Daten gegen Rohstoffe
Von Reinhard Lauterbach
Die USA haben einen Tag nach den laufenden Waffenlieferungen auch die Weitergabe von elektronischen Aufklärungsdaten an die Ukraine unterbrochen. Das erklärte am Mittwoch ein hoher Beamter der CIA in Washington. Gleichzeitig deutete US-Präsident Donald Trump an, die Lieferungen von Waffen und Daten wiederaufzunehmen, sobald sich die Ukraine zu Friedensgesprächen mit Russland bereit erkläre und ein neues Rohstoffabkommen unterschreibe. Dieses solle weiter gehen und konkreter ausfallen als die Vereinbarung, die vergangene Woche kurz vor dem im Eklat geendeten Washington-Besuch des ukrainischen Präsidenten bekanntgeworden war.
In welchem Maße die Ukraine für ihre Kriegführung auf die elektronische Unterstützung der USA angewiesen ist, ist unklar. Sie hat keine eigenen Satelliten im All und verlässt sich daher für Informationen über russische Truppenbewegungen auf die Informationen, die ihr die westlichen Alliierten bereitstellen. Auf die Nachricht vom Datenstopp reagierten ukrainische Militärs trotzig: Einen großen Teil der bisherigen Schläge gegen Ziele im russischen Hinterland könne Kiew auch ohne die Satellitendaten der USA ausführen. Dazu tragen eigene Kapazitäten der EU und Großbritanniens in der Satellitenaufklärung bei, die weiterhin mit Kiew geteilt werden sollen. Jedenfalls ist nichts davon bekannt, dass sich Frankreich oder Großbritannien dem Datenboykott Trumps anschließen wollen. Zu diesem berichtete am Donnerstag die New York Times, er sei ohnehin nicht ernstgemeint gewesen und habe von Trump auf ein bis zwei Wochen befristet werden sollen – bis die Ukraine in der Rohstoffrage »weichgekocht« sei.

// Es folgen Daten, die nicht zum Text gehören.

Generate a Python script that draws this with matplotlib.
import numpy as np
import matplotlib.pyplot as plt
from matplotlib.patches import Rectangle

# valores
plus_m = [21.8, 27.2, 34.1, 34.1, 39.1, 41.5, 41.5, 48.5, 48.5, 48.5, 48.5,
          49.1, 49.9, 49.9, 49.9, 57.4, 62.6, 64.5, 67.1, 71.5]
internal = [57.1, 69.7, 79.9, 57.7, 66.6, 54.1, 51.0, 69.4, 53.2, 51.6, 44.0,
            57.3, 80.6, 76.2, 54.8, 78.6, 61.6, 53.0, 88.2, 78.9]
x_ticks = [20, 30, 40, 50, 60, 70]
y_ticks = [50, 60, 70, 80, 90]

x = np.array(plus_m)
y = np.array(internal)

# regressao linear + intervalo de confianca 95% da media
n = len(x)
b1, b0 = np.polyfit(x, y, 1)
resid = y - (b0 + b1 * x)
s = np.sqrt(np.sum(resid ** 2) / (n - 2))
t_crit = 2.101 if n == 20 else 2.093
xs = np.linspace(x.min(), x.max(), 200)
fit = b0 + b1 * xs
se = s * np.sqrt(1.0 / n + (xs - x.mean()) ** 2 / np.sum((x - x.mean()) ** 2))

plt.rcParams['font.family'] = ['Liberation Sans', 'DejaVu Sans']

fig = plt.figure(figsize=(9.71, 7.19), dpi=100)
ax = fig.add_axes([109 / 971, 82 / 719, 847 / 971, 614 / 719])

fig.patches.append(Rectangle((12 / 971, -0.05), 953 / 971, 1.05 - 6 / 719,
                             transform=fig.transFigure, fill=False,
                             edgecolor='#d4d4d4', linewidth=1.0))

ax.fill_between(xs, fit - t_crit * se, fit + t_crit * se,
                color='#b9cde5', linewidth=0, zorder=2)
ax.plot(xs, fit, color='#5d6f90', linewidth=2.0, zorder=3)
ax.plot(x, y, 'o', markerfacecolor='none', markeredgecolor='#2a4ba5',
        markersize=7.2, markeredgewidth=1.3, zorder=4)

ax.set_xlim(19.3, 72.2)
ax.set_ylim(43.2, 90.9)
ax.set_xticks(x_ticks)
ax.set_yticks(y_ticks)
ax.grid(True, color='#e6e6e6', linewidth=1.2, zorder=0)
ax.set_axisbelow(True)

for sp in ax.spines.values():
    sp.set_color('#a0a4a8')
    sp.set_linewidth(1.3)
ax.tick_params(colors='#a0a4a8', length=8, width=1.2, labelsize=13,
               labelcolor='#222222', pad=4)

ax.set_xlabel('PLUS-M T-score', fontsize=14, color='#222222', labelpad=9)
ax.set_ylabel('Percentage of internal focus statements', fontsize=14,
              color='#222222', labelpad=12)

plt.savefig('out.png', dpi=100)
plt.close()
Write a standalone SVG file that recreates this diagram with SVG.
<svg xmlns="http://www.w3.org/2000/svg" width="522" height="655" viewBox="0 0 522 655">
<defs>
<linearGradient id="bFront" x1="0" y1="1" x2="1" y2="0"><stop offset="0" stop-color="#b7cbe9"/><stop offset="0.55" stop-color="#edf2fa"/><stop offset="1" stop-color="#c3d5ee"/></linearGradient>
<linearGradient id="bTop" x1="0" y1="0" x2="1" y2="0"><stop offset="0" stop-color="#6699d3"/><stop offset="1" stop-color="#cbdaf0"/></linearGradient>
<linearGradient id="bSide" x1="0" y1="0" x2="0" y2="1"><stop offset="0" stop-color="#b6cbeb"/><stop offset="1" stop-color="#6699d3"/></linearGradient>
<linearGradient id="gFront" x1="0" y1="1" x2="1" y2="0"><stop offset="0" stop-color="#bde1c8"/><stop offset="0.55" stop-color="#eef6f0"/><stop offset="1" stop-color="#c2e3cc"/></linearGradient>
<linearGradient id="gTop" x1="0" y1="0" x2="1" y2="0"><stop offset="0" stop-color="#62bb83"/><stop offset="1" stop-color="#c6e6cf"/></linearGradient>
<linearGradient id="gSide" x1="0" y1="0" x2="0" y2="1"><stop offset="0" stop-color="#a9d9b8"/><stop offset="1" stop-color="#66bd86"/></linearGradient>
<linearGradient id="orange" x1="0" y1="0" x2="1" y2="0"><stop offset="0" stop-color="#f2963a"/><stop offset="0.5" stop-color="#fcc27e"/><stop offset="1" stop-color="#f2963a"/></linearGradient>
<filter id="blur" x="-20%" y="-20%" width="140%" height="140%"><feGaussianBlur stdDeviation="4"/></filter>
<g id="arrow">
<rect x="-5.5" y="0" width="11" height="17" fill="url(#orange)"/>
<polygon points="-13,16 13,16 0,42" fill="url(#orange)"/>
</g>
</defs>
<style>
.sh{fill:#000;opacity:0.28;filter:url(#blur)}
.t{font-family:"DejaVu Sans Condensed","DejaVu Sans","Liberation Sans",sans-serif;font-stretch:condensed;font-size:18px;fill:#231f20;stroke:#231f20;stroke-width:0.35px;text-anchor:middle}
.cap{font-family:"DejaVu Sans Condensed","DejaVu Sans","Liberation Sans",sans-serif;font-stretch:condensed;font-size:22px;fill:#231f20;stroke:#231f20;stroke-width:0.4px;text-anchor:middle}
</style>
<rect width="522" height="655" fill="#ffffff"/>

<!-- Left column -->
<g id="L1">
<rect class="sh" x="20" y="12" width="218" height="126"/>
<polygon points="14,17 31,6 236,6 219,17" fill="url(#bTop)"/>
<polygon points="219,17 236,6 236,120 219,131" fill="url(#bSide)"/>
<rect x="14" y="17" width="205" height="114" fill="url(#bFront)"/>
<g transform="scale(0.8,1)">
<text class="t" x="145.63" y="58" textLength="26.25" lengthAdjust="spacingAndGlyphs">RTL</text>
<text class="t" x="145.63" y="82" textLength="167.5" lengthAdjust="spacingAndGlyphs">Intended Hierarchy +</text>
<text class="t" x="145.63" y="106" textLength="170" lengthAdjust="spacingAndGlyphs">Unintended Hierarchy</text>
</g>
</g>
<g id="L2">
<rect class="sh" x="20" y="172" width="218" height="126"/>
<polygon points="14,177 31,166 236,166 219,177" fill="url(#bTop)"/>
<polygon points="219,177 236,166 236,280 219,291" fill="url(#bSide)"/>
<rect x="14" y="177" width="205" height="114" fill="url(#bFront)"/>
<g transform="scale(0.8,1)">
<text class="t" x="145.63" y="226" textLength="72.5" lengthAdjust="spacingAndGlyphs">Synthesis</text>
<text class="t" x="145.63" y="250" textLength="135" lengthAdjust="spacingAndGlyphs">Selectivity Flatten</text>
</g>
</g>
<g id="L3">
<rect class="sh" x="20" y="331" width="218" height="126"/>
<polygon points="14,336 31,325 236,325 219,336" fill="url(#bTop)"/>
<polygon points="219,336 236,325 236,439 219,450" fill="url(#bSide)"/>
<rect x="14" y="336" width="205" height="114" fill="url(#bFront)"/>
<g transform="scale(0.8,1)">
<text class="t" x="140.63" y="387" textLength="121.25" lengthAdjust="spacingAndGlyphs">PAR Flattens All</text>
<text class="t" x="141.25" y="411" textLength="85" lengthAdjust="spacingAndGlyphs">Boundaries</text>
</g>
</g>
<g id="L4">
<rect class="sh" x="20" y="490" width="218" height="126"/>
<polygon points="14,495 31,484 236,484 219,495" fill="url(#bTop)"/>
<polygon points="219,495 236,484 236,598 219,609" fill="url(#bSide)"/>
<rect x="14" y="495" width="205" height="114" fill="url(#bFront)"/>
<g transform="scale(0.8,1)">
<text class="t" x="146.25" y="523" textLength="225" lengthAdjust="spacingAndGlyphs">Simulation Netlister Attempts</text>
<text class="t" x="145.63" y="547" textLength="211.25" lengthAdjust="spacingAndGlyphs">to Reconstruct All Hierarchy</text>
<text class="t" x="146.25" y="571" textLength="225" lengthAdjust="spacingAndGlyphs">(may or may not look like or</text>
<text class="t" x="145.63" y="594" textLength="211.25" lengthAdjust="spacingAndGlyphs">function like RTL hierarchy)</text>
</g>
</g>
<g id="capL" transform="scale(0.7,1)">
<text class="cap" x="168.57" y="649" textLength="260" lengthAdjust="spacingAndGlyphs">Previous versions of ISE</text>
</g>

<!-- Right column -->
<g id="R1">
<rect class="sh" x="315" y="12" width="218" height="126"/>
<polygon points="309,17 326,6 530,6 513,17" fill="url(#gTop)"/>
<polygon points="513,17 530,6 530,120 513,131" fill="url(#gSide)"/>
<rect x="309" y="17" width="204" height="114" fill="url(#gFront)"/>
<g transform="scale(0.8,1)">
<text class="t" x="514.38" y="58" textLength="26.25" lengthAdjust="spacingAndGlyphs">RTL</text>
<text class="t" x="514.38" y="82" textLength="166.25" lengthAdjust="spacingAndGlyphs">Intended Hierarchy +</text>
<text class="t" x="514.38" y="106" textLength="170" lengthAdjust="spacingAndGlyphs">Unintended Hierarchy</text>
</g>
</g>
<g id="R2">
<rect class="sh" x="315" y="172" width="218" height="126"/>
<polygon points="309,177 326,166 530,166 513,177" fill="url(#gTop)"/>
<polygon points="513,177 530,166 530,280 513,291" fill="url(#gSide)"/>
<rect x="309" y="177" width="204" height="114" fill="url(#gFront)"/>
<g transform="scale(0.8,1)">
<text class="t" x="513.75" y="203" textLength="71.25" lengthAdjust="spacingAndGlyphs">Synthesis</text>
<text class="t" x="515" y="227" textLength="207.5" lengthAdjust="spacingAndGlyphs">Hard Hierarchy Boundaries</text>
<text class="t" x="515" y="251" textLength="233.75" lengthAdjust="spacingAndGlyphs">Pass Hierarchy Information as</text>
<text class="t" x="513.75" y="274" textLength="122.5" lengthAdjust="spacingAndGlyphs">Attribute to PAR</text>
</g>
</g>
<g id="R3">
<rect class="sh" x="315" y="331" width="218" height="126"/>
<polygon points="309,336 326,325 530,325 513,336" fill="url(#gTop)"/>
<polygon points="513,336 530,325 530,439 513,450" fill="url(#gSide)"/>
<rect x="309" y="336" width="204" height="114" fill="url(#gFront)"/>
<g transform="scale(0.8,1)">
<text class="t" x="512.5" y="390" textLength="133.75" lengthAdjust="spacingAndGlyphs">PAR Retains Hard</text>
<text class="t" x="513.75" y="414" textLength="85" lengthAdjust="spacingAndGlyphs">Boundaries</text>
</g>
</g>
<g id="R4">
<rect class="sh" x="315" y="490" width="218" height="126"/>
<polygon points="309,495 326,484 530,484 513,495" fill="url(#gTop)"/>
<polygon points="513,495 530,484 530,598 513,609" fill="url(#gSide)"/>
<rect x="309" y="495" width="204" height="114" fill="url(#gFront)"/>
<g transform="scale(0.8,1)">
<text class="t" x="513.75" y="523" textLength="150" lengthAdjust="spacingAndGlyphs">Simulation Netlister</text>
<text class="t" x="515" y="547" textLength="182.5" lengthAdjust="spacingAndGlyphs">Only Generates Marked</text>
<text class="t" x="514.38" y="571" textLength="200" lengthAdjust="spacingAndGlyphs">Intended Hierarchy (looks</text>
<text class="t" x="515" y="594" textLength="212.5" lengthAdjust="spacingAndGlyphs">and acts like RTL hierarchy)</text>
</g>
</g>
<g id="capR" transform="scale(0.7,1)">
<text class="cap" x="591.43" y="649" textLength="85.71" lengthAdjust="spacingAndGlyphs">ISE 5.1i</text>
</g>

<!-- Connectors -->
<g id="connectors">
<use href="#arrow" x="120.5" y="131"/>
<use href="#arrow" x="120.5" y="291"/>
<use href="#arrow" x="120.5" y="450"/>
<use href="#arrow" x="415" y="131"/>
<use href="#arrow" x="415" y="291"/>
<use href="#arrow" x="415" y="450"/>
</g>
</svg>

Nach einem Bericht des US-Portals Politico haben die USA damit begonnen, diskrete Gespräche mit möglichen Nachfolgern von Präsident Wolodimir Selenskij zu führen. Die Seite berichtet, solche Sondierungen hätten die USA sowohl mit Expräsident Petro Poroschenko als auch mit der über Jahre kaum in Erscheinung getretenen Julija Timoschenko und dem Kiewer Bürgermeister Witali Klitschko geführt. Die Auswahl der Partner deutet darauf hin, dass die USA offenbar beabsichtigen, sich in der Ukraine auch weiter auf Kräfte zu stützen, die aus dem »Euromaidan« hervorgegangen sind, und damit auch auf die antirussische Orientierung des Landes.
Russland hat unterdessen mit scharfer Ablehnung auf den Plan des französischen Präsidenten Emmanuel Macron reagiert, als angeblich erste Etappe eine einmonatige Waffenruhe in der Luft und zu Wasser zu verkünden. Das Außenministerium in Moskau erklärte, der Plan sei einseitig, weil Russland über dem Gefechtsfeld die faktische Lufthoheit besitze, während Kiew auf nichts zu verzichten hätte. Als Zeichen von Größenwahn und Realitätsverlust kritisierte das russische Außenministerium außerdem Überlegungen Macrons, den französischen Atomschirm auch auf andere Länder EU-Europas auszudehnen.
In der Ukraine setzte Russland seinen Raketenbeschuss fort. In der Nacht zum Donnerstag wurden ein Objekt der Stromversorgung in der Hafenstadt Piwdenne bei Odessa sowie ein Hotel in Kriwij Rig getroffen. In letzterem waren unmittelbar zuvor einige Dutzend »Freiwillige« einer nicht näher benannten NGO aus Bürgern der Ukraine, der USA und Großbritanniens einquartiert worden. Den Aktivisten geschah nichts, dagegen starben vier weitere Bewohner des Objekts.